The IMF also pushed Reeves to change her fiscal rules to allow more government borrowing. The group claims Reeves’ fiscal headroom is too small to deal with economic shocks like those we’ve seen throughout 2025.
This morning, property portal Zoopla revealed UK homeowners are selling for 4.5% below asking price. May’s been a busy month for home sales, climbing by more than 6% since this time last year. Despite this increased activity, because there are 13% more homes on the market, buyers are free to offer below asking.
The dollar climbed throughout Tuesday, ending more than 0.6% up on both the pound and the euro.

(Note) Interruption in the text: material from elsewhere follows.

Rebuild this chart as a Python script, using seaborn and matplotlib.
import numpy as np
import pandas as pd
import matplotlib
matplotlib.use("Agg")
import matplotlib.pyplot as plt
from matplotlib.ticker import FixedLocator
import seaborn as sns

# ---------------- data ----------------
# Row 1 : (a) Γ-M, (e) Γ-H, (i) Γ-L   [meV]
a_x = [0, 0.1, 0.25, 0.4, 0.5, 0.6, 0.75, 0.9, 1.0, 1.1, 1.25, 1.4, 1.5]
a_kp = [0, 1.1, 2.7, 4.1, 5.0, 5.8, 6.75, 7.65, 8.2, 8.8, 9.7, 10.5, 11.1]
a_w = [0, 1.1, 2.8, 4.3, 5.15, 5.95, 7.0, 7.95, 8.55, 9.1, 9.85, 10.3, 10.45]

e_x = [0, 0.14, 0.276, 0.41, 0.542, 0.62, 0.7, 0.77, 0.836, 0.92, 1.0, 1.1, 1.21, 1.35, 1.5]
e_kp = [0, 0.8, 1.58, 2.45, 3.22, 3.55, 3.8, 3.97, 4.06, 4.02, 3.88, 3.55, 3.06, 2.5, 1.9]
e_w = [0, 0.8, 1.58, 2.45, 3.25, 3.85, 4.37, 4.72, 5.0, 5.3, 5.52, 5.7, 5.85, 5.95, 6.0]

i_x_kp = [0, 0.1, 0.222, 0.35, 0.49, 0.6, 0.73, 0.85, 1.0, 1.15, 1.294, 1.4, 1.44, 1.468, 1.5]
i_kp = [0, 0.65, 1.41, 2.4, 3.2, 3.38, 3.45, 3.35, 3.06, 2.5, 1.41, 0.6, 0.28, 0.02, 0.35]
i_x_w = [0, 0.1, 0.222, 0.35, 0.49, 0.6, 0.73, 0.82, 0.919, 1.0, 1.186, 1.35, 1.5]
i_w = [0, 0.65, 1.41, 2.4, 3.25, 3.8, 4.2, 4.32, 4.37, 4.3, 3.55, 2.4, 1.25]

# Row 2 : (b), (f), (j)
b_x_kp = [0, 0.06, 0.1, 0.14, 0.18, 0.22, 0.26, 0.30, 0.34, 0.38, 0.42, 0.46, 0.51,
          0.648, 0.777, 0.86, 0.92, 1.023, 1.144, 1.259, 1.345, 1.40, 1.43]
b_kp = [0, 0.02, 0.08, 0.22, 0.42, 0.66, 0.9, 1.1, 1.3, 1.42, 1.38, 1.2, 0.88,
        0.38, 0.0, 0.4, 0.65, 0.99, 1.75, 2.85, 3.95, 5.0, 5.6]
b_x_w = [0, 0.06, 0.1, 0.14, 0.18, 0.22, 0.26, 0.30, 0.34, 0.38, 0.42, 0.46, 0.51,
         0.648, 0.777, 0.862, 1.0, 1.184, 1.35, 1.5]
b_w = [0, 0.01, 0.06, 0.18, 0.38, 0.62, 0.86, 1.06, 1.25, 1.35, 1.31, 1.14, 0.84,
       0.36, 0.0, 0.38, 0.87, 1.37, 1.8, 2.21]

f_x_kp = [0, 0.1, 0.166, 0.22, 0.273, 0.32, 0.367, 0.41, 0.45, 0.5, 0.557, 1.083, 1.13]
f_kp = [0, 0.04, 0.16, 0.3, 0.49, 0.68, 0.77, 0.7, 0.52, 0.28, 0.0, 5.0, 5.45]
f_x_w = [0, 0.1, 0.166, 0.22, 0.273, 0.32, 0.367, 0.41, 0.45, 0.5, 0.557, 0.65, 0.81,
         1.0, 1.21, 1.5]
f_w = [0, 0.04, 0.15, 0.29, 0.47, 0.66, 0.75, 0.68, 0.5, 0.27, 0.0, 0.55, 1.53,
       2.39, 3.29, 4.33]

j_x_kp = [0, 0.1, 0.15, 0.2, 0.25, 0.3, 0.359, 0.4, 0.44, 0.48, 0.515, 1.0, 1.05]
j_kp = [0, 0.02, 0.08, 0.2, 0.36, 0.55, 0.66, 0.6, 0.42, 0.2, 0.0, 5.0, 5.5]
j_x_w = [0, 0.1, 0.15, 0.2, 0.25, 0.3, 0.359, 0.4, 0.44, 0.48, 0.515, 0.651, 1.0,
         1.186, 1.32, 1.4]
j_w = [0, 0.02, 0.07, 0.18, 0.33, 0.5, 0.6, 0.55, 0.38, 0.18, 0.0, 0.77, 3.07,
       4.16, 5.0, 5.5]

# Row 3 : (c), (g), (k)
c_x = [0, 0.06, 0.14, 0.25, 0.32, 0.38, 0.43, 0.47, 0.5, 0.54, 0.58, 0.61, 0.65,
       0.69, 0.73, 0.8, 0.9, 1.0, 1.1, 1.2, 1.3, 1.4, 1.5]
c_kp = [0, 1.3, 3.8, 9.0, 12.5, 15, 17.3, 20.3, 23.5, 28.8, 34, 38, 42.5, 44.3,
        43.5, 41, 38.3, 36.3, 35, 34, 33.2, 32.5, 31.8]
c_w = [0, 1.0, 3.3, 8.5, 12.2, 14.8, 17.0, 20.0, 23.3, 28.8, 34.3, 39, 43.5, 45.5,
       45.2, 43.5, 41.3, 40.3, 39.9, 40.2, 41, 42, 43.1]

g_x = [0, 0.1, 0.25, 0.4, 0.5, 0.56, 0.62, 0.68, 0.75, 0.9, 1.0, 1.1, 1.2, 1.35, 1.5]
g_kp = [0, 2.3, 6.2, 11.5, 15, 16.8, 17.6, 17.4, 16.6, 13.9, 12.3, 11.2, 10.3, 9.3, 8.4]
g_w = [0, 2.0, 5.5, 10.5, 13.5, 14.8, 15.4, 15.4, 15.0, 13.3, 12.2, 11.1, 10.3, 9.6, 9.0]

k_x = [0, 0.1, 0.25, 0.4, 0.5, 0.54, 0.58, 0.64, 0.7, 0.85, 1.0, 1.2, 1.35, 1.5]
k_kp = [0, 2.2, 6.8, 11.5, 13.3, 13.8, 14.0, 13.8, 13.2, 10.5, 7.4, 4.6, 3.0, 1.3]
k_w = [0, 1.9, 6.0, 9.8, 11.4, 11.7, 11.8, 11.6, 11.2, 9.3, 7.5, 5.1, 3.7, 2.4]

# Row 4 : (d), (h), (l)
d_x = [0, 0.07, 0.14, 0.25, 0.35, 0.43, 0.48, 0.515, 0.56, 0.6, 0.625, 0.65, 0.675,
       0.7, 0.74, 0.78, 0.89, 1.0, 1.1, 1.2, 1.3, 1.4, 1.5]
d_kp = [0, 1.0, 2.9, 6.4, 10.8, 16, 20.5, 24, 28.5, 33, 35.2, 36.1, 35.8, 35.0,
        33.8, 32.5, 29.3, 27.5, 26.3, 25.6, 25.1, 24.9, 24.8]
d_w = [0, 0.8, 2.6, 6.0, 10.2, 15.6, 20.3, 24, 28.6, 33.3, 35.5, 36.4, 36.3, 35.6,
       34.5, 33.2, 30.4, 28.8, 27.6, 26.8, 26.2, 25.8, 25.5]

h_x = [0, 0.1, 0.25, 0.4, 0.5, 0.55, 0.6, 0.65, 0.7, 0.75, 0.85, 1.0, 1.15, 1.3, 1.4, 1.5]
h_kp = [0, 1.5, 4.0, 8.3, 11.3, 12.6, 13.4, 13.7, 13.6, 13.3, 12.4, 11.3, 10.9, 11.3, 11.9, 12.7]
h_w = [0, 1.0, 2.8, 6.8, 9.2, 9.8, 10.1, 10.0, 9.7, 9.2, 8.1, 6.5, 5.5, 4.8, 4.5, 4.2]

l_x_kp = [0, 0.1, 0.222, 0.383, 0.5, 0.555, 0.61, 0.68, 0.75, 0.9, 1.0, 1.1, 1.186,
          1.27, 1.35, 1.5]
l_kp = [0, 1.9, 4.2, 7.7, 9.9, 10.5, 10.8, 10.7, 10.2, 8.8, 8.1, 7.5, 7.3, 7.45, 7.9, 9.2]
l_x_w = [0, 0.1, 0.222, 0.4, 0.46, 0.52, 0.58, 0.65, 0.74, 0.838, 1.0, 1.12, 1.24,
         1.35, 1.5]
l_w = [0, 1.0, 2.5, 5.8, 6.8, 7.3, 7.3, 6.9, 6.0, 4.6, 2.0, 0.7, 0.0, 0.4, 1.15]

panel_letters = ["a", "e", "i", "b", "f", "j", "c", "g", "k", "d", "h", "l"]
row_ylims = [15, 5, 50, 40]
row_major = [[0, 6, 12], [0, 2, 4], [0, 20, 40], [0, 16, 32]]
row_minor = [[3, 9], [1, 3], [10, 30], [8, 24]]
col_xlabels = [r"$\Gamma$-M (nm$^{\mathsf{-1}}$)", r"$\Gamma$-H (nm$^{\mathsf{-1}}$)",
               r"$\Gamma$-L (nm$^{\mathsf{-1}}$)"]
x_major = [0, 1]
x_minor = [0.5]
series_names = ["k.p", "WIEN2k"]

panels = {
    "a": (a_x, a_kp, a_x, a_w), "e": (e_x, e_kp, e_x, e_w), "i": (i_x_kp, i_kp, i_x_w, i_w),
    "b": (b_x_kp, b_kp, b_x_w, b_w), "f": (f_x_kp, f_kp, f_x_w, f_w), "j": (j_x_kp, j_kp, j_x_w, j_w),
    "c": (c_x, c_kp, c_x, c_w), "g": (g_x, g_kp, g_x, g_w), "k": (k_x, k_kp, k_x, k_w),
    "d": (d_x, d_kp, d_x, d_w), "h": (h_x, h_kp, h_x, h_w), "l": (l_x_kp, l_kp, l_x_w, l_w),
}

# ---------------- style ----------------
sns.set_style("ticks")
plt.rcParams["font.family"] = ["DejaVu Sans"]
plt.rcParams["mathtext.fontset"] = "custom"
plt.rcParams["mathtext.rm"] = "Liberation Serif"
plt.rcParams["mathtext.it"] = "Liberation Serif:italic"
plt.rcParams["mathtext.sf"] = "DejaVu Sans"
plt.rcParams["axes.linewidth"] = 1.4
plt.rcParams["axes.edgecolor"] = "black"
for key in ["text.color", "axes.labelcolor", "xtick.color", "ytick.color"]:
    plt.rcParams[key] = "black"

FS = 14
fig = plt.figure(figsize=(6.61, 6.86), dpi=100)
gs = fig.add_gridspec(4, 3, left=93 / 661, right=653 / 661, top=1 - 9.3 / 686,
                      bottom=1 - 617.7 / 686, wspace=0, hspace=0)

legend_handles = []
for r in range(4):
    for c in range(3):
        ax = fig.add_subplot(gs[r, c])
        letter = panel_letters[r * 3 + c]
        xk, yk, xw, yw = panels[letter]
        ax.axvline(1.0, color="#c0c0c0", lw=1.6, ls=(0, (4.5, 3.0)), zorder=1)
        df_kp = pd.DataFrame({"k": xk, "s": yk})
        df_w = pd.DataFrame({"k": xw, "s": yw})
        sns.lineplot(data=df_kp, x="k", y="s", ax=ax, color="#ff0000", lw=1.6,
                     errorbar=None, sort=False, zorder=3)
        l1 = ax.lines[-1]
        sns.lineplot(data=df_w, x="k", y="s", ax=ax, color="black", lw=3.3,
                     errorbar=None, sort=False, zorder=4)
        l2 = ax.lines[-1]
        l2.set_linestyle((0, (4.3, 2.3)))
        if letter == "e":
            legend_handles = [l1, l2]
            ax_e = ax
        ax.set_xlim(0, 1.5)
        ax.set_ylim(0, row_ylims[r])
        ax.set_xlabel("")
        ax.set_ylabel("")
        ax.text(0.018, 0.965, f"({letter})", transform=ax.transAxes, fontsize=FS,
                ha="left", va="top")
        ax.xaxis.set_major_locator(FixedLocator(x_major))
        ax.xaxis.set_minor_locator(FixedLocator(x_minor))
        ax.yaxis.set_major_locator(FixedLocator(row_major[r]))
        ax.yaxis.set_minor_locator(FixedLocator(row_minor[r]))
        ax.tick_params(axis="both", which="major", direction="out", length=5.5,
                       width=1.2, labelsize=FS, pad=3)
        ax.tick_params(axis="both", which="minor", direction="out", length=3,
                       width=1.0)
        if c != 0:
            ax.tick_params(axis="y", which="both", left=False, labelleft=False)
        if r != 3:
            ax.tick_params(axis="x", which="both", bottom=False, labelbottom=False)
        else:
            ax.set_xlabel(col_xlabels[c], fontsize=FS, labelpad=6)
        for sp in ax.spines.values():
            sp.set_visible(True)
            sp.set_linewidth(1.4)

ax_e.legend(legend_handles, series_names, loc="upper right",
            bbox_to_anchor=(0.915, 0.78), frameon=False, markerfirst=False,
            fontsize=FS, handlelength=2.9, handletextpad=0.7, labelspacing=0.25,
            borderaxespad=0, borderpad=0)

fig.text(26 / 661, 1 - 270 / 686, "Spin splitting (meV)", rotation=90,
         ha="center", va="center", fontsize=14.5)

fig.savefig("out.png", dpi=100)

The growth was fuelled by a swelling stock market, which was reacting to the news that US President Trump’s claim that his government is making progress on a trade deal with the EU and that he had agreed to delay instituting 50% levies on the bloc.
However, behind the news of the growing stock market was the story that US houses prices were down slightly when they had been forecast to grow. This hint of a downturn could suggest the direction of travel for the US GDP growth rate due to be announced on Thursday – data that will show the impact of Trump’s tariffs.
The euro was level with the pound throughout Tuesday which is to say it was similarly trailing the dollar. This was despite data showing German consumer confidence and Eurozone economic sentiment were both up.